Why in the news?
- Urban India contributes nearly two-thirds of the nation’s GDP, yet its municipalities manage less than one per cent of total tax revenue.
Fiscal Challenges of Urban Local Bodies
- Context:
- The 74th Constitutional Amendment Act, 1992 empowered Urban Local Bodies (ULBs) to perform 18 functions listed in the 12th Schedule, including water supply, waste management, and public health.
- However, fiscal devolution has not kept pace with functional devolution.
- Urban India contributes nearly two-thirds of the national GDP, but municipalities control less than 1% of the country’s tax revenue.
- Major Fiscal Challenges:
- Weak Own Revenue Base:
- Property tax, user fees, and local cesses form only 20–25% of potential municipal income.
- Low collection efficiency, outdated valuation, and political reluctance to hike rates further weaken revenue.

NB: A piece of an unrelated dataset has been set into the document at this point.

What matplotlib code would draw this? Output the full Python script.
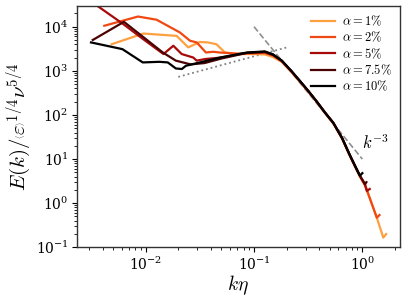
import matplotlib
matplotlib.use("Agg")
import matplotlib.pyplot as plt
import numpy as np

plt.rcParams['mathtext.fontset'] = 'cm'
plt.rcParams['font.family'] = ['DejaVu Serif']

labels = [r'$\alpha=1\%$', r'$\alpha=2\%$', r'$\alpha=5\%$', r'$\alpha=7.5\%$', r'$\alpha=10\%$']
colors = ['#ffa040', '#f04812', '#a80a0a', '#4a0202', '#000000']

k1 = [0.00485, 0.0095, 0.0193, 0.0247, 0.0316, 0.0376, 0.045, 0.054, 0.07, 0.1, 0.126, 0.15, 0.18, 0.22, 0.27, 0.32, 0.38, 0.45, 0.54, 0.65, 0.77, 0.87, 0.95, 1.06, 1.2, 1.36, 1.56, 1.66]
E1 = [4000, 7000, 6200, 3400, 4500, 4400, 4000, 2600, 2400, 2400, 2350, 2050, 1600, 950, 540, 330, 195, 112, 64, 29, 11.5, 6.2, 4.0, 2.5, 1.1, 0.47, 0.166, 0.2]

k2 = [0.00415, 0.0085, 0.0126, 0.0207, 0.0257, 0.0296, 0.036, 0.042, 0.0485, 0.07, 0.1, 0.126, 0.15, 0.18, 0.22, 0.27, 0.32, 0.38, 0.45, 0.54, 0.65, 0.77, 0.87, 0.95, 1.06, 1.2, 1.36, 1.44]
E2 = [10500, 17000, 14400, 7400, 4800, 4400, 2600, 2700, 2600, 2450, 2500, 2550, 2200, 1650, 980, 550, 335, 198, 114, 65, 29.5, 11.7, 6.3, 4.1, 2.6, 1.1, 0.47, 0.54]

k5 = [0.0031, 0.0062, 0.0095, 0.0146, 0.018, 0.0215, 0.0275, 0.0296, 0.0354, 0.05, 0.086, 0.126, 0.15, 0.18, 0.22, 0.27, 0.32, 0.38, 0.45, 0.54, 0.65, 0.77, 0.87, 0.95, 1.06, 1.1, 1.17]
E5 = [38000, 11500, 5200, 2400, 3700, 2400, 2000, 1700, 1850, 2000, 2550, 2650, 2280, 1680, 1000, 555, 338, 200, 115, 66, 30, 12, 6.4, 4.15, 2.6, 1.9, 2.1]

k75 = [0.00325, 0.0063, 0.0144, 0.019, 0.026, 0.035, 0.05, 0.086, 0.126, 0.15, 0.18, 0.22, 0.27, 0.32, 0.38, 0.45, 0.54, 0.65, 0.77, 0.87, 0.95, 1.06, 1.09]
E75 = [5000, 12900, 2600, 1700, 1400, 1500, 1900, 2550, 2700, 2320, 1700, 1000, 558, 340, 200, 115, 66, 30, 12, 6.5, 4.2, 2.7, 3.0]

k10 = [0.00313, 0.0061, 0.0094, 0.0134, 0.016, 0.019, 0.0216, 0.0235, 0.0318, 0.0485, 0.086, 0.126, 0.15, 0.18, 0.22, 0.27, 0.32, 0.38, 0.45, 0.54, 0.65, 0.77, 0.87, 0.95, 1.0]
E10 = [4400, 3100, 1550, 1600, 1550, 1130, 1100, 1300, 1550, 2000, 2600, 2750, 2350, 1720, 1010, 560, 340, 200, 115, 66, 30, 12, 6.5, 4.2, 4.8]

ks = [k1, k2, k5, k75, k10]
Es = [E1, E2, E5, E75, E10]

# reference slopes
kdot = np.array([0.02, 0.2])
Edot = 730 * (kdot / 0.02) ** (2 / 3)
kdash = np.array([0.1, 1.0])
Edash = 10 * kdash ** (-3.0)

fig = plt.figure(figsize=(4.07, 2.98), dpi=100)
ax = fig.add_axes([0.1885, 0.170, 0.7945, 0.81])

ax.plot(kdot, Edot, ':', color='#808080', lw=1.3)
ax.plot(kdash, Edash, '--', color='#909090', lw=1.2)
for k, E, c, lab in zip(ks, Es, colors, labels):
    ax.plot(k, E, '-', color=c, lw=1.6, label=lab)

ax.text(1.0, 22, r'$k^{-3}$', fontsize=12, va='center', ha='left')

ax.set_xscale('log')
ax.set_yscale('log')
ax.set_xlim(2.31e-3, 2.23)
ax.set_ylim(0.1, 2.95e4)
ax.set_xlabel(r'$k\eta$', fontsize=14, labelpad=0)
ax.set_ylabel(r'$E(k)/\left\langle \varepsilon \right\rangle^{1/4}\nu^{5/4}$', fontsize=15, labelpad=2)

ax.tick_params(axis='both', which='major', labelsize=10, length=3.5, width=0.8, pad=2.5)
ax.tick_params(axis='both', which='minor', length=2, width=0.6)
for s in ax.spines.values():
    s.set_linewidth(1.0)
    s.set_color('#333333')

leg = ax.legend(loc='upper right', fontsize=9, frameon=False, handlelength=1.9,
                borderaxespad=0.25, labelspacing=0.15, handletextpad=0.6)

fig.savefig('out.png', dpi=100)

- Dependence on Higher Level Transfers:
- ULBs depend on tied grants from State and Central governments through schemes like AMRUT, Smart Cities Mission, etc., reducing fiscal autonomy and flexibility.
- Intergovernmental transfers often lack predictability and are scheme-based, limiting local innovation.
- Impact of GST:
- Introduction of GST abolished key local taxes like octroi, entry tax, and advertisement tax, leading to a loss of around 19% of municipal revenue sources.
- Promised compensation mechanisms do not reach ULBs directly.
- Limited Access to Credit Markets:
- Poor creditworthiness and unclear accounting frameworks restrict ULBs’ ability to borrow.
- Only 13 ULBs have issued municipal bonds totaling about ₹2,833 crore (2017–2025), indicating minimal penetration.
- Credit rating agencies undervalue cities by ignoring regular grants, calling them “non-recurring income,” leading to skewed credit ratings.
- Over Centralisation of Taxation Powers:
- ULBs lack independent taxation authority beyond minor taxes.
- Most buoyant taxes — income tax, GST, excise — are controlled by the Union and States.
- Weak Administrative and Institutional Capacity:
- CAG audit (2024) revealed a 42% mismatch between ULB financial requirements and their actual income; 37% staff vacancies across ULBs limit fiscal efficiency.
- Weak Own Revenue Base:
- Underlying Structural Issues:
- Fragmented fiscal federalism: Decentralisation without financial empowerment.
- Inadequate intergovernmental coordination: Poor linkage between planning and funding.
- Low credit culture and transparency: Weak financial reporting systems in ULBs.
- Reforms Needed:
- Strengthening Own Revenue Generation:
- Implement GIS-based property valuation and digital payment systems for better tax compliance.
- Regularly revise property tax rates linked to market valuation.
- Rational Fiscal Transfers: States should operationalize the State Finance Commissions (SFCs) regularly to provide predictable, untied grants.
- Reforming Municipal Bond Market:
- Include regular grants and shared tax revenues as part of income metrics for credit ratings.
- Develop pooled financing models and allow ULBs to use part of GST share or state allocations as collateral.
- Enhancing Institutional and Human Resource Capacity:
- Fill staffing gaps and train local officials in financial management.
- Integrate Urban Outcome Framework (UOF) data for performance-based funding.